-- Begin AVAILABLE DATA --
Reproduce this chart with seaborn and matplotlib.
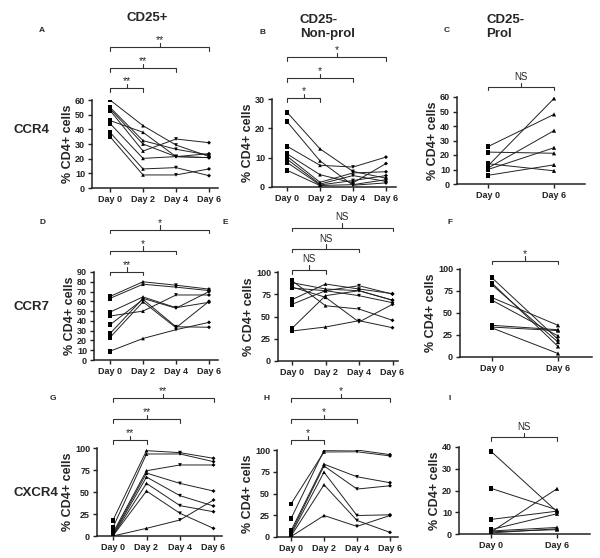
import pandas as pd
import matplotlib
matplotlib.use("Agg")
import matplotlib.pyplot as plt
import seaborn as sns

days4 = ["Day 0", "Day 2", "Day 4", "Day 6"]
days2 = ["Day 0", "Day 6"]

# CCR4
a_day0 = [60, 55, 54, 53, 46, 44, 38, 35]
a_day2 = [42.5, 32.3, 30, 25.2, 38, 20.2, 13, 8.9]
a_day4 = [29.3, 26.4, 21.4, 33.4, 21.4, 21.4, 13.9, 8.9]
a_day6 = [21.5, 22.5, 20.7, 30.9, 23.4, 20.7, 8.4, 13]

b_day0 = [25.5, 22.3, 13.9, 11.3, 10.5, 9.5, 8.4, 5.7]
b_day2 = [13, 8.9, 7.4, 4.2, 1.6, 1, 0.7, 0.5]
b_day4 = [5.3, 0.6, 6.8, 1.4, 4.8, 3.9, 2.2, 0.8]
b_day6 = [3, 1.4, 10.2, 8, 5.2, 1.9, 3.9, 2.5]

c_day0 = [25.8, 22, 12.5, 11, 10, 14, 6]
c_day6 = [48, 21.2, 59, 36.8, 25, 9.1, 13.2]

# CCR7
d_day0 = [65, 63, 49, 45, 36, 27, 23, 9]
d_day2 = [80, 77.5, 64.5, 50, 62, 63, 59.5, 22]
d_day4 = [76.5, 74.5, 53.5, 66.5, 34, 53, 33, 31]
d_day6 = [72.5, 71, 59, 66.5, 33.5, 70, 60, 38.5]

e_day0 = [90.2, 88, 83.1, 82, 68.9, 63.7, 36.7, 33.7]
e_day2 = [62.1, 80.9, 71.6, 79, 86.5, 79, 73.4, 38.2]
e_day4 = [58.4, 79, 43.8, 73.4, 80.9, 84.6, 79, 45.3]
e_day6 = [45.7, 68.3, 63.7, 65.5, 75.7, 75.1, 68.3, 37.4]

f_day0 = [90, 84, 82, 67.5, 64.5, 36, 34, 33]
f_day6 = [20, 12, 17, 36, 24, 31, 30, 4]

# CXCR4
g_day0 = [18, 9.8, 3.8, 2, 1.1, 0.5, 0.3, 0]
g_day2 = [97, 93.2, 74.2, 71.5, 67, 59.8, 51.1, 8.7]
g_day4 = [94.7, 93.2, 80.7, 59.8, 45.8, 34.5, 25.8, 18.2]
g_day6 = [88.3, 84.5, 80.7, 51.1, 34.1, 27.6, 8.7, 40.9]

h_day0 = [38, 21, 7.2, 4.6, 2.7, 1.1, 0.5]
h_day2 = [97.7, 99.6, 83.7, 81.7, 74.5, 60, 24.7]
h_day4 = [98, 100, 69.2, 55.1, 24.7, 19, 12.2]
h_day6 = [93.2, 94.7, 62.4, 58.9, 25.5, 5.3, 24.7]

i_day0 = [38, 21, 6.7, 2, 1.4, 0.9, 0.5, 1.0]
i_day6 = [10.3, 11.1, 10.5, 9.3, 3, 20.8, 2.4, 2.0]

sns.set_style("ticks")
plt.rcParams["font.family"] = ["Liberation Sans", "DejaVu Sans"]

W, H = 600, 558
fig = plt.figure(figsize=(6, 5.58), dpi=100)


def long_table(series, labels):
    rows = []
    for pos, (day, vals) in enumerate(zip(labels, series)):
        for subj, v in enumerate(vals):
            rows.append({"Day": day, "pos": pos, "subject": subj, "value": v})
    return pd.DataFrame(rows)


def bracket(ax, x0, x1, off_px, h_px, label):
    tr = ax.get_xaxis_transform()
    y = 1 + off_px / h_px
    d = 3.5 / h_px
    up = 4.5 / h_px
    xm = (x0 + x1) / 2
    ax.plot([x0, x0, x1, x1], [y - d, y, y, y - d], color="#333333", lw=0.8,
            transform=tr, clip_on=False)
    ax.plot([xm, xm], [y, y + up], color="#333333", lw=0.8, transform=tr, clip_on=False)
    if label == "NS":
        ax.text(xm, y + up + 1 / h_px, label, transform=tr, ha="center", va="bottom",
                fontsize=7)
    else:
        ax.text(xm, y + up - 3 / h_px, label, transform=tr, ha="center", va="bottom",
                fontsize=7.5)


def panel(box, series, labels, ymax, ystep, brackets, letter, letter_xy):
    left, top, right, bottom, d0, step = box
    ax = fig.add_axes([left / W, 1 - bottom / H, (right - left) / W, (bottom - top) / H])
    df = long_table(series, labels)
    if len(labels) == 4:
        markers = {"Day 0": "s", "Day 2": "^", "Day 4": "v", "Day 6": "D"}
        sizes = {"Day 0": 12, "Day 2": 7, "Day 4": 7, "Day 6": 4}
    else:
        markers = {"Day 0": "s", "Day 6": "^"}
        sizes = {"Day 0": 12, "Day 6": 9}
    sns.lineplot(data=df, x="pos", y="value", units="subject", estimator=None,
                 color="#222222", lw=0.7, ax=ax, legend=False)
    sns.scatterplot(data=df, x="pos", y="value", style="Day", markers=markers,
                    size="Day", sizes=sizes, color="black", linewidth=0,
                    ax=ax, legend=False, zorder=3)
    ax.set_xlim((left - d0) / step, (right - d0) / step)
    ax.set_ylim(0, ymax)
    ax.set_xticks(range(len(labels)))
    ax.set_xticklabels(labels)
    ax.set_yticks(range(0, ymax + 1, ystep))
    ax.set_xlabel("")
    ax.set_ylabel("% CD4+ cells", fontsize=9, fontweight="bold", labelpad=1)
    for lab in ax.get_xticklabels() + ax.get_yticklabels():
        lab.set_fontsize(6.5)
        lab.set_fontweight("bold")
    sns.despine(ax=ax)
    for s in ["left", "bottom"]:
        ax.spines[s].set_linewidth(1.1)
        ax.spines[s].set_color("#222222")
    ax.tick_params(length=3, width=1, pad=2, colors="#222222")
    h_px = bottom - top
    for k, (off, lab) in enumerate(brackets):
        bracket(ax, 0, k + 1 if len(labels) == 4 else 1, off, h_px, lab)
    fig.text(letter_xy[0] / W, 1 - letter_xy[1] / H, letter, ha="center", va="center",
             fontsize=6, fontweight="bold")
    return ax


panel((92, 100, 218, 188, 110, 33), [a_day0, a_day2, a_day4, a_day6], days4, 60, 10,
      [(12, "**"), (32, "**"), (53, "**")], "A", (42, 31))
panel((272, 99, 396, 187, 287, 33), [b_day0, b_day2, b_day4, b_day6], days4, 30, 10,
      [(1, "*"), (21, "*"), (42, "*")], "B", (262, 32))
panel((457, 97, 585, 184, 488, 66), [c_day0, c_day6], days2, 60, 10,
      [(10, "NS")], "C", (447, 31))
panel((94, 272, 218, 360, 110, 33), [d_day0, d_day2, d_day4, d_day6], days4, 90, 10,
      [(0, "**"), (21, "*"), (42, "*")], "D", (43, 223))
panel((278, 272, 398, 361, 292, 33.5), [e_day0, e_day2, e_day4, e_day6], days4, 100, 25,
      [(2, "NS"), (23, "NS"), (44, "NS")], "E", (225, 223))
panel((460, 269, 592, 357, 492, 66), [f_day0, f_day6], days2, 100, 25,
      [(8, "*")], "F", (450, 223))
panel((97, 448, 222, 536, 113, 33.5), [g_day0, g_day2, g_day4, g_day6], days4, 100, 25,
      [(8, "**"), (29, "**"), (50, "**")], "G", (53, 398))
panel((277, 450, 398, 537, 291, 33), [h_day0, h_day2, h_day4, h_day6], days4, 100, 25,
      [(10, "*"), (31, "*"), (52, "*")], "H", (267, 399))
panel((459, 447, 590, 534, 491, 66), [i_day0, i_day6], days2, 40, 10,
      [(10, "NS")], "I", (450, 399))

head = dict(fontsize=9.5, fontweight="bold", va="center")
fig.text(147 / W, 1 - 18 / H, "CD25+", ha="center", **head)
fig.text(300 / W, 1 - 20 / H, "CD25-", ha="left", **head)
fig.text(300 / W, 1 - 34 / H, "Non-prol", ha="left", **head)
fig.text(486 / W, 1 - 20 / H, "CD25-", ha="left", **head)
fig.text(486 / W, 1 - 34 / H, "Prol", ha="left", **head)

fig.text(13 / W, 1 - 130 / H, "CCR4", ha="left", **head)
fig.text(13 / W, 1 - 307 / H, "CCR7", ha="left", **head)
fig.text(13 / W, 1 - 493 / H, "CXCR4", ha="left", **head)

fig.savefig("out.png", dpi=100, facecolor="white")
-- End AVAILABLE DATA --
*TASK STATEMENT*: Gather each line of the listing containing the word "seaborn" and show it.

*EXERCISE SOLUTION*:
Reproduce this chart with seaborn and matplotlib.
import seaborn as sns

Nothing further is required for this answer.